JOHANNES BRAHMS (1833-1897)
SYMPHONY No. 4 in E minor, Op. 98
Composed: 1884-1895
Premiered: Meiningen, Germany, 1895
- Allegro non troppo
- Andante moderato
- Allegro giocoso
- Allegro energico e passionato
Brahms' last symphony received its very first performance in a two-piano version a few weeks before the orchestral version, with Brahms himself, a legendary keyboard-thumper, playing one of the pianos. The combined impact of the music and Brahms' elephantine touch led the critic Eduard Hanslick (who, remember, was one of the composer's friends) to declare: "I had the feeling that I was being given a beating by two incredibly intelligent people." Hanslick was Brahms' prime supporter in the composer's running war with the Wagnerians, who declared Brahms old-fashioned and passé, a lumpen irrelevance in the Age of Wagner. It is one of music's grimmest ironies that this is what many of Brahms' most fervent admirers thought (and think!) was right with him; time and Brahms' sheer popularity have conspired to make us forget that he, too, had an eye to the music of the future.
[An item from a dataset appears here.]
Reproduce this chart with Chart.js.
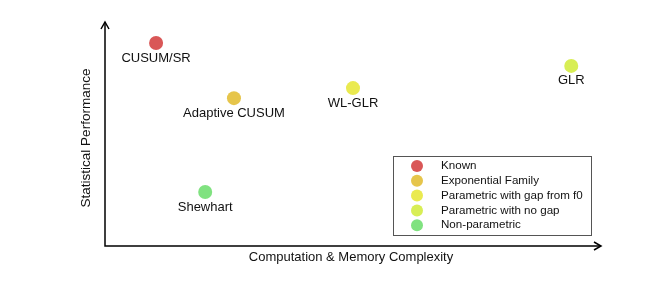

Hanslick had what Nietzsche called the "new ears" needed for the "new music;" he knew what was going on under the reserved surface of the music. With just a little effort, we can know, too.
It was not for nothing that Arnold Schönberg often referred to Brahms—not Wagner—as one of his own precursors. He saw in him his own predilection for secret stories buried under an ostensibly serene musical surface (a process taken to near-lunatic extremes by Alban Berg). In the Fourth Symphony, this takes the form of a network of musical allusions and references that sound almost like something out of Charles Ives once the listener knows they are there. The work does not have a program, but it does have a subject, and the subject is death. Brahms was already unwell when he embarked on the last stages of the symphony's composition; he was more or less writing his own Requiem.
One of the very earliest reviews of the Symphony pointed out that the first subject of the Symphony's first movement had a strong resemblance to "Behold and see if there be any sorrow like unto my sorrow" from Handel's Messiah. Indeed it does; it also has a strong resemblance to material in at least three of Brahms' songs on the subject of death, and a song he wrote after the Symphony, "O Tod" (O Death) refers directly to it. Schönberg pointed out that the theme was also filtered through the main theme of Mozart's despairing Symphony No. 40; in fact, Schönberg found this doom-laden idea so powerful that he used it as the model for his own (serial!) Piano Concerto. This may give us a clue as to why Pierre Boulez once described Schönberg as "Kokoschka-ized Brahms"; the symbolism is a two-way street. Brahms' most prized possession, incidentally, was the manuscript of the Mozart 40th.
Schönberg, again, loved to point out that the thematic material of the genial slow movement actually consists of several restatements of the same material in a kaleidoscopic process that has more to do with obsession than repose; even the great cello melody is simply the woodwind fanfare played slowly. With all the prevailing gloom, even the triangle-dominated jollity of the third movement seems to be under a shadow; do not be fooled.
Brahms once referred to the Symphony as his "tragic symphony," and all of this gives us a clear indication of why. The process culminates in an unarguable note-for-note quote from a Bach cantata: the passacaglia theme of the fourth movement is taken from the Cantata O Lord, I Long For Thee, and originally set the words "My days of sorrow." The form of the movement—a passacaglia is a set of variations of a repeating "ground bass"—shows Brahms consciously joining the ranks of the Baroque masters, many of whom (especially the French ones) used the form for their most profound utterances. An irony unknowable to Brahms is the fact that the Cantata is now known not to be by Bach at all.
In a startling flash of modernism that also refers back to Beethoven and the ever-recurring prime motif of the Fifth Symphony, Brahms brings the Symphony round in a full circle by introducing a form of the first movement's main them into the last-but-one variation of the Passacaglia, a stroke of monumental formalism that Sibelius turned into an entire career.
Ever since Beethoven's epoch-making Fifth, it had been almost compulsory for minor-key symphonies to end in the major, but Brahms is having none of it here. The work ends in the irretrievable, no-nonsense minor. And Brahms meant it to be The End in every sense; he destroyed or recycled all the sketches for what would have been his Fifth Symphony, and never wrote another.